Even among Leesman+ workplaces, the ones certified as high-performing environments, satisfaction with noise levels sits at just 45% .** That’s 10 percentage points (pp) higher than the average office, yet still strikingly low for environments that excel in almost everything else. Few features expose the challenge of workplace design more clearly than noise: it is stubborn, pervasive, and remarkably difficult to “engineer out.”
Leesman Office data shows a clear contrast between people who are satisfied with noise levels and those who are not, across everything from activity support and feature satisfaction to measures of connection, wellbeing and pride in the workplace. For those dissatisfied with noise, office performance is consistently lower across the board.

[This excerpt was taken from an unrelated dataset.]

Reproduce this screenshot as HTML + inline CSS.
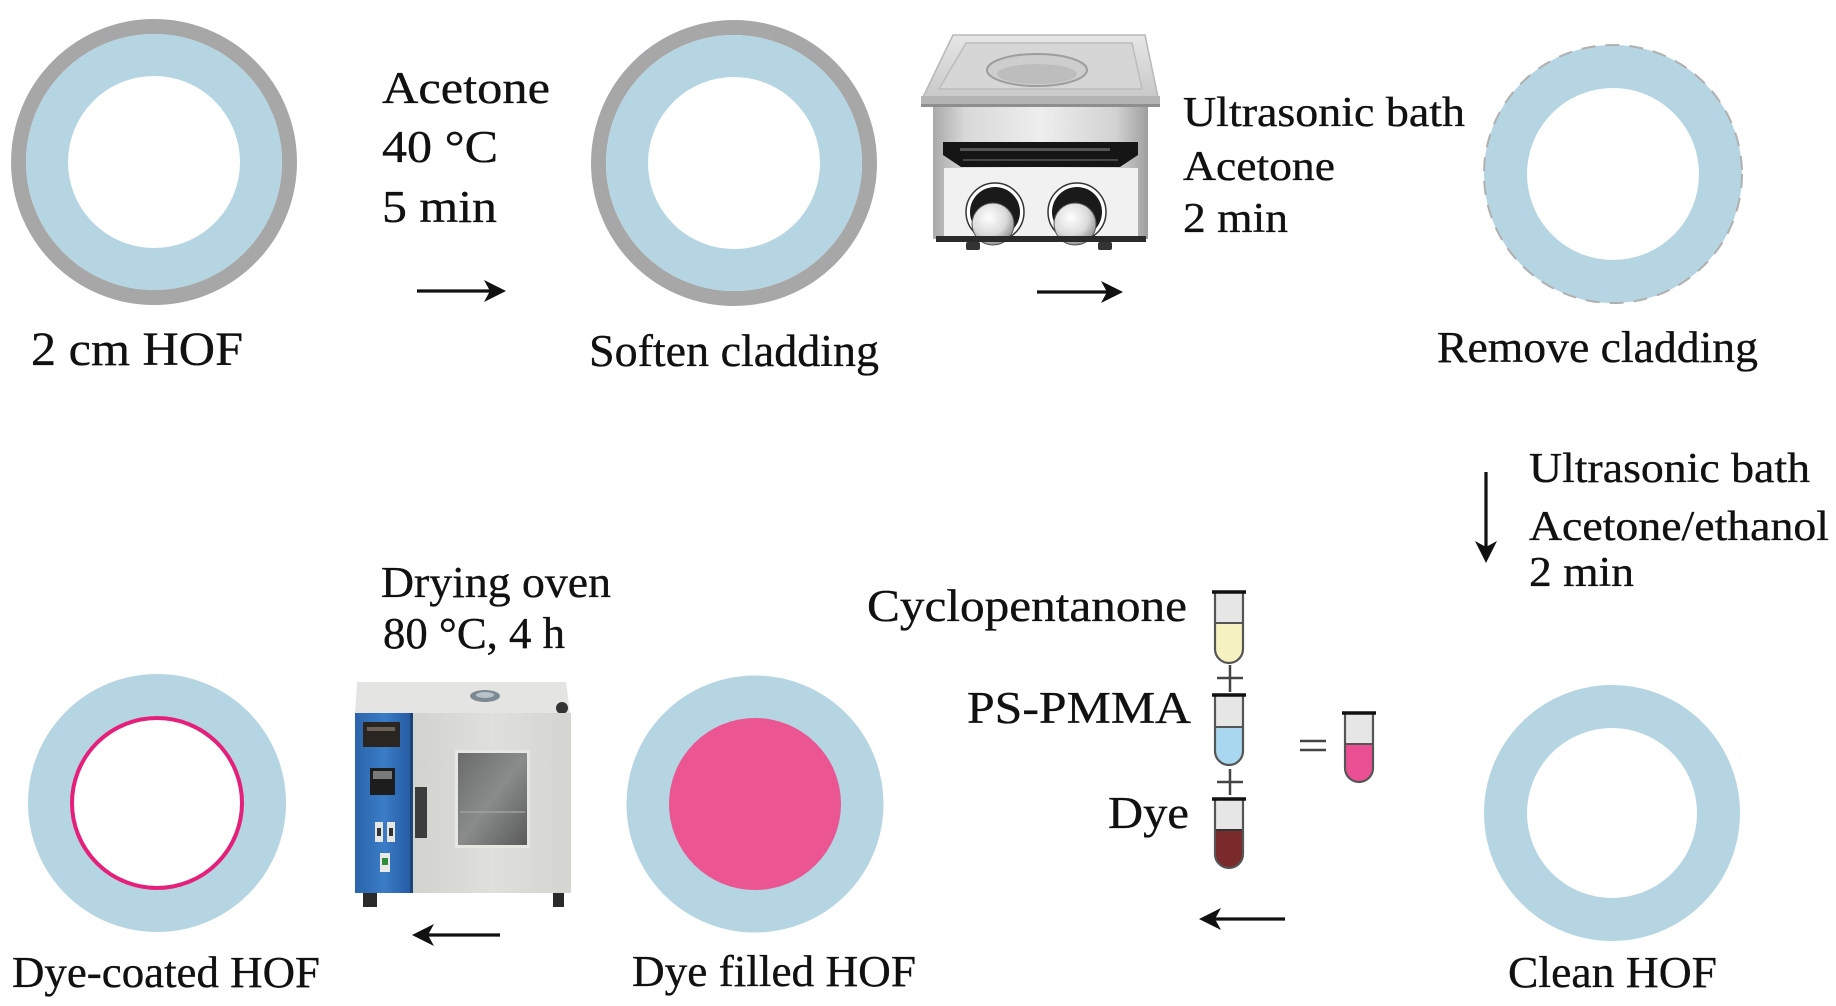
<!DOCTYPE html>
<html>
<head>
<meta charset="utf-8">
<style>
  html,body{margin:0;padding:0;background:#fff;}
  svg{display:block;}
  text{font-family:"Liberation Serif","Times New Roman",serif;fill:#111;stroke:#111;stroke-width:0.35;}
</style>
</head>
<body>
<svg width="1836" height="1006" viewBox="0 0 1836 1006" xmlns="http://www.w3.org/2000/svg">
  <defs>
    <linearGradient id="lidG" x1="0" y1="0" x2="0" y2="1">
      <stop offset="0" stop-color="#e6e6e6"/>
      <stop offset="1" stop-color="#c9c9c9"/>
    </linearGradient>
    <linearGradient id="bodyG" x1="0" y1="0" x2="1" y2="0">
      <stop offset="0" stop-color="#a9a9a9"/>
      <stop offset="0.15" stop-color="#d8d8d8"/>
      <stop offset="0.5" stop-color="#eeeeee"/>
      <stop offset="0.85" stop-color="#d2d2d2"/>
      <stop offset="1" stop-color="#9f9f9f"/>
    </linearGradient>
    <radialGradient id="knobG" cx="0.4" cy="0.35" r="0.7">
      <stop offset="0" stop-color="#ffffff"/>
      <stop offset="0.6" stop-color="#dadada"/>
      <stop offset="1" stop-color="#8a8a8a"/>
    </radialGradient>
    <linearGradient id="doorG" x1="0" y1="0" x2="1" y2="0">
      <stop offset="0" stop-color="#d2d2ce"/>
      <stop offset="0.5" stop-color="#dfdfdb"/>
      <stop offset="1" stop-color="#d4d4d0"/>
    </linearGradient>
    <linearGradient id="blueG" x1="0" y1="0" x2="1" y2="0">
      <stop offset="0" stop-color="#2a64ab"/>
      <stop offset="0.5" stop-color="#3a7cc6"/>
      <stop offset="1" stop-color="#2558a0"/>
    </linearGradient>
    <linearGradient id="winG" x1="0" y1="0" x2="1" y2="1">
      <stop offset="0" stop-color="#6a6a6a"/>
      <stop offset="0.5" stop-color="#8a8c8c"/>
      <stop offset="1" stop-color="#5a5a5a"/>
    </linearGradient>
  </defs>

  <rect x="0" y="0" width="1836" height="1006" fill="#ffffff"/>

  <!-- ===== Top row ===== -->
  <circle cx="154" cy="162" r="135.5" fill="none" stroke="#a7a7a7" stroke-width="15"/>
  <circle cx="154" cy="162" r="107" fill="none" stroke="#b5d5e2" stroke-width="42"/>

  <circle cx="734" cy="163" r="135.5" fill="none" stroke="#a7a7a7" stroke-width="15"/>
  <circle cx="734" cy="163" r="107" fill="none" stroke="#b5d5e2" stroke-width="42"/>

  <circle cx="1613" cy="174" r="107.5" fill="none" stroke="#b5d5e2" stroke-width="43"/>
  <circle cx="1613" cy="174" r="129" fill="none" stroke="#b0b0b0" stroke-width="2" stroke-dasharray="14 10"/>

  <text x="382" y="103" font-size="46" textLength="168" lengthAdjust="spacingAndGlyphs">Acetone</text>
  <text x="382" y="162" font-size="46" textLength="116" lengthAdjust="spacingAndGlyphs">40 °C</text>
  <text x="382" y="222" font-size="46" textLength="115" lengthAdjust="spacingAndGlyphs">5 min</text>

  <text x="31" y="365" font-size="48" textLength="212" lengthAdjust="spacingAndGlyphs">2 cm HOF</text>
  <text x="589" y="366" font-size="45" textLength="290" lengthAdjust="spacingAndGlyphs">Soften cladding</text>

  <text x="1183" y="126" font-size="42" textLength="282" lengthAdjust="spacingAndGlyphs">Ultrasonic bath</text>
  <text x="1183" y="180" font-size="42" textLength="152" lengthAdjust="spacingAndGlyphs">Acetone</text>
  <text x="1183" y="232" font-size="42" textLength="105" lengthAdjust="spacingAndGlyphs">2 min</text>

  <text x="1437" y="362" font-size="44" textLength="321" lengthAdjust="spacingAndGlyphs">Remove cladding</text>

  <!-- Arrow 1 -->
  <line x1="417" y1="291" x2="494" y2="291" stroke="#111" stroke-width="3.2"/>
  <polygon points="506,291 484,280 490,291 484,302" fill="#111"/>

  <!-- Arrow 2 -->
  <line x1="1037" y1="292" x2="1111" y2="292" stroke="#111" stroke-width="3.2"/>
  <polygon points="1123,292 1101,281 1107,292 1101,303" fill="#111"/>

  <!-- Ultrasonic bath -->
  <g>
    <polygon points="953,35 1145,35 1158,97 923,97" fill="url(#lidG)" stroke="#b8b8b8" stroke-width="1.5"/>
    <polygon points="966,43 1132,43 1142,89 939,89" fill="#d6d6d6" stroke="#bcbcbc" stroke-width="1.5"/>
    <ellipse cx="1037" cy="70" rx="50" ry="16" fill="#cdcdcd" stroke="#9d9d9d" stroke-width="2"/>
    <ellipse cx="1037" cy="74" rx="40" ry="10" fill="#bdbdbd"/>
    <rect x="921" y="96" width="239" height="10" fill="#b4b4b4"/>
    <rect x="921" y="104" width="239" height="3" fill="#8e8e8e"/>
    <rect x="933" y="107" width="215" height="132" fill="url(#bodyG)"/>
    <polygon points="943,142 1138,142 1138,155 1120,167 961,167 943,155" fill="#151515"/>
    <line x1="963" y1="160" x2="1118" y2="160" stroke="#777" stroke-width="1"/>
    <rect x="960" y="148" width="150" height="3" fill="#555"/>
    <rect x="944" y="168" width="194" height="68" fill="#f1f1f1"/>
    <circle cx="995" cy="212" r="29" fill="#fff" stroke="#333" stroke-width="1.5"/>
    <circle cx="995" cy="212" r="25" fill="#1a1a1a"/>
    <circle cx="993" cy="224" r="21" fill="url(#knobG)" stroke="#555" stroke-width="1"/>
    <circle cx="1077" cy="212" r="29" fill="#fff" stroke="#333" stroke-width="1.5"/>
    <circle cx="1077" cy="212" r="25" fill="#1a1a1a"/>
    <circle cx="1075" cy="224" r="21" fill="url(#knobG)" stroke="#555" stroke-width="1"/>
    <rect x="936" y="236" width="210" height="6" fill="#2a2a2a"/>
    <rect x="966" y="242" width="14" height="8" rx="2" fill="#333"/>
    <rect x="1098" y="242" width="14" height="8" rx="2" fill="#333"/>
  </g>

  <!-- ===== Right column ===== -->
  <line x1="1486" y1="472" x2="1486" y2="550" stroke="#111" stroke-width="3.2"/>
  <polygon points="1486,563 1475,541 1486,547 1497,541" fill="#111"/>

  <text x="1529" y="482" font-size="42" textLength="281" lengthAdjust="spacingAndGlyphs">Ultrasonic bath</text>
  <text x="1529" y="540" font-size="42" textLength="300" lengthAdjust="spacingAndGlyphs">Acetone/ethanol</text>
  <text x="1529" y="586" font-size="42" textLength="105" lengthAdjust="spacingAndGlyphs">2 min</text>

  <circle cx="1612" cy="813" r="106.5" fill="none" stroke="#b5d5e2" stroke-width="43"/>
  <text x="1508" y="987" font-size="44" textLength="209" lengthAdjust="spacingAndGlyphs">Clean HOF</text>

  <line x1="1285" y1="919" x2="1211" y2="919" stroke="#111" stroke-width="3.2"/>
  <polygon points="1199,919 1221,908 1215,919 1221,930" fill="#111"/>

  <!-- ===== Tubes ===== -->
  <text x="867" y="621" font-size="45" textLength="320" lengthAdjust="spacingAndGlyphs">Cyclopentanone</text>
  <text x="967" y="723" font-size="45" textLength="224" lengthAdjust="spacingAndGlyphs">PS-PMMA</text>
  <text x="1108" y="828" font-size="45" textLength="81" lengthAdjust="spacingAndGlyphs">Dye</text>

  <g>
    <path d="M1215,592 V649 A14,14 0 0 0 1243,649 V592 Z" fill="#f5f1c1"/>
    <rect x="1216" y="592" width="26" height="31" fill="#e6e6e6"/>
    <line x1="1215" y1="623" x2="1243" y2="623" stroke="#555" stroke-width="2"/>
    <path d="M1215,592 V649 A14,14 0 0 0 1243,649 V592" fill="none" stroke="#555" stroke-width="2.2"/>
    <line x1="1212" y1="592" x2="1246" y2="592" stroke="#111" stroke-width="3.5"/>
  </g>
  <line x1="1217" y1="678" x2="1243" y2="678" stroke="#444" stroke-width="2.5"/>
  <line x1="1230" y1="665" x2="1230" y2="692" stroke="#444" stroke-width="2.5"/>
  <g>
    <path d="M1215,695 V751 A14,14 0 0 0 1243,751 V695 Z" fill="#a8d7ef"/>
    <rect x="1216" y="695" width="26" height="32" fill="#e6e6e6"/>
    <line x1="1215" y1="727" x2="1243" y2="727" stroke="#555" stroke-width="2"/>
    <path d="M1215,695 V751 A14,14 0 0 0 1243,751 V695" fill="none" stroke="#555" stroke-width="2.2"/>
    <line x1="1212" y1="695" x2="1246" y2="695" stroke="#111" stroke-width="3.5"/>
  </g>
  <line x1="1217" y1="782" x2="1243" y2="782" stroke="#444" stroke-width="2.5"/>
  <line x1="1230" y1="769" x2="1230" y2="795" stroke="#444" stroke-width="2.5"/>
  <g>
    <path d="M1215,799 V854 A14,14 0 0 0 1243,854 V799 Z" fill="#7a2a2a"/>
    <rect x="1216" y="799" width="26" height="31" fill="#e6e6e6"/>
    <line x1="1215" y1="830" x2="1243" y2="830" stroke="#333" stroke-width="2"/>
    <path d="M1215,799 V854 A14,14 0 0 0 1243,854 V799" fill="none" stroke="#555" stroke-width="2.2"/>
    <line x1="1212" y1="799" x2="1246" y2="799" stroke="#111" stroke-width="3.5"/>
  </g>
  <line x1="1300" y1="741" x2="1326" y2="741" stroke="#444" stroke-width="2.5"/>
  <line x1="1300" y1="750" x2="1326" y2="750" stroke="#444" stroke-width="2.5"/>
  <g>
    <path d="M1345,713 V768 A14,14 0 0 0 1373,768 V713 Z" fill="#eb4f93"/>
    <rect x="1346" y="713" width="26" height="31" fill="#e6e6e6"/>
    <line x1="1345" y1="744" x2="1373" y2="744" stroke="#555" stroke-width="2"/>
    <path d="M1345,713 V768 A14,14 0 0 0 1373,768 V713" fill="none" stroke="#555" stroke-width="2.2"/>
    <line x1="1342" y1="713" x2="1376" y2="713" stroke="#111" stroke-width="3.5"/>
  </g>

  <!-- ===== Bottom row ===== -->
  <circle cx="755" cy="804" r="107" fill="none" stroke="#b5d5e2" stroke-width="43"/>
  <circle cx="755" cy="804" r="86" fill="#ea5592"/>
  <text x="632" y="986" font-size="44" textLength="284" lengthAdjust="spacingAndGlyphs">Dye filled HOF</text>

  <circle cx="157" cy="803" r="107" fill="none" stroke="#b5d5e2" stroke-width="44"/>
  <circle cx="157" cy="803" r="85" fill="#ffffff" stroke="#e5207b" stroke-width="4"/>
  <text x="12" y="987" font-size="44" textLength="308" lengthAdjust="spacingAndGlyphs">Dye-coated HOF</text>

  <text x="381" y="597" font-size="44" textLength="230" lengthAdjust="spacingAndGlyphs">Drying oven</text>
  <text x="383" y="648" font-size="44" textLength="182" lengthAdjust="spacingAndGlyphs">80 °C, 4 h</text>

  <g>
    <polygon points="357,682 566,682 570,713 355,713" fill="#e4e4e2"/>
    <ellipse cx="485" cy="696" rx="15" ry="6" fill="#7d8a94"/>
    <ellipse cx="485" cy="695" rx="9" ry="3" fill="#b8c2c8"/>
    <circle cx="562" cy="708" r="6" fill="#333"/>
    <rect x="355" y="713" width="58" height="180" fill="url(#blueG)"/>
    <rect x="410" y="713" width="3" height="180" fill="#1d4478"/>
    <rect x="363" y="722" width="37" height="25" fill="#2b2521"/>
    <rect x="367" y="727" width="28" height="4" fill="#6a625a"/>
    <rect x="370" y="768" width="25" height="27" fill="#1d1d1d"/>
    <rect x="373" y="771" width="19" height="8" fill="#7a7a7a"/>
    <rect x="375" y="822" width="8" height="20" fill="#e5e5e5"/>
    <rect x="377" y="828" width="4" height="8" fill="#333"/>
    <rect x="387" y="822" width="8" height="20" fill="#e5e5e5"/>
    <rect x="389" y="828" width="4" height="8" fill="#333"/>
    <rect x="380" y="853" width="10" height="19" fill="#e8e8e8"/>
    <rect x="382" y="858" width="6" height="7" fill="#2f8a3a"/>
    <rect x="413" y="713" width="158" height="180" fill="url(#doorG)"/>
    <rect x="415" y="787" width="12" height="51" fill="#3c3c3c"/>
    <rect x="455" y="750" width="75" height="98" fill="#e6e6e2"/>
    <rect x="458" y="753" width="69" height="92" fill="url(#winG)"/>
    <line x1="460" y1="812" x2="525" y2="812" stroke="#a0a0a0" stroke-width="1.5"/>
    <rect x="363" y="893" width="14" height="14" fill="#2a2a2a"/>
    <rect x="553" y="893" width="11" height="14" fill="#2a2a2a"/>
  </g>

  <line x1="500" y1="935" x2="424" y2="935" stroke="#111" stroke-width="3.2"/>
  <polygon points="412,935 434,924 428,935 434,946" fill="#111"/>
</svg>
</body>
</html>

The biggest gaps between these groups are found in physical features related to distraction and privacy: ‘Space between work settings’ (56 pp), ‘Movement of people past my workstation’ (55 pp), and ‘Dividers (between desks and work areas)’ (52 pp). This highlights how noise levels, privacy and a distraction-free environment are closely intertwined.
On performance, the gap is just as stark. Agreement with the workplace ‘enables me to work productively’ is 46 pp lower among those who are not satisfied with noise levels. That should be a major wake-up call for organisations. And there’s another signal they shouldn’t ignore: the 45 pp gap in agreement with ‘working here has a positive impact on my overall wellbeing.’
Unwanted noise isn’t just an irritation; it directly harms both perceived productivity and wellbeing. For organisations, this is a serious warning that poor noise management can undermine not just employee experience, but also performance in a big way.

Workplaces with poor noise control tend to perform poorly across many other dimensions too, suggesting that even for group activities like ‘informal social interaction’ (16 pp gap) or ‘learning from others’ (16 pp gap), some level of noise control still matters.
It’s also not always about other people being too loud either.
In very quiet kitchen spaces, people might feel awkward making noise themselves because they’re worried about disturbing colleagues. That’s why it’s important to create atmospheres where people can socialise or work together without feeling like they’re bothering anyone or being overheard.
What makes noise such a difficult issue to solve is that the answer isn’t purely physical. Satisfaction with noise levels is shaped not only by acoustics but also by behaviour, expectations, and personal preferences, from those who thrive in silence to those who prefer a soft background buzz, to others who find quiet unsettling. The same sound can soothe one person and irritate another.
A large part of the solution lies in pragmatic design supported by clear norms. Organisations need a variety of spaces for different types of work: lively collaboration zones, genuinely quiet libraries, and small rooms reserved for calls. Ceilings, floors, and partitions should be treated as performance assets, rather than decorative afterthoughts.
But even the best infrastructure needs etiquette to back it up. Guidelines should define where calls and meetings happen, and how teams protect focus hours. Yet the reality is messier: some people forget the policies; some interpret them loosely; others simply prefer to stay at their desk, whether for deep work or a “quick” call. And in those moments, one person’s convenience becomes an inconvenience for everyone else nearby.
So where is the line? It sits somewhere between personal autonomy and collective experience, a balance that only a thoughtful mix of design, culture, and leadership can sustain.
In the race to reinvent the office, one of the biggest competitive edges might be invisible: noise satisfaction.
In the end, noise is not a mere irritation, it’s a measurable drag on performance and wellbeing. Our research backs up what many employees already know instinctively: excessive noise weakens performance, affects perceived wellbeing, and gradually wears down satisfaction with the workplace. And while the modern office is evolving faster than ever, the fundamentals haven’t changed. People still need environments where they can think clearly, connect meaningfully, and work without constant interruption.
The path forward isn’t about eliminating noise entirely; offices are living, social spaces, but about designing and governing it with intent. That means combining high-performing acoustics, thoughtful architecture, and clear behavioural norms with leadership that reinforces them consistently. In a landscape where organisations are investing in employee workplace experience, mastering the invisible elements may be the biggest advantage of all.
Get noise wrong, and everything else becomes harder.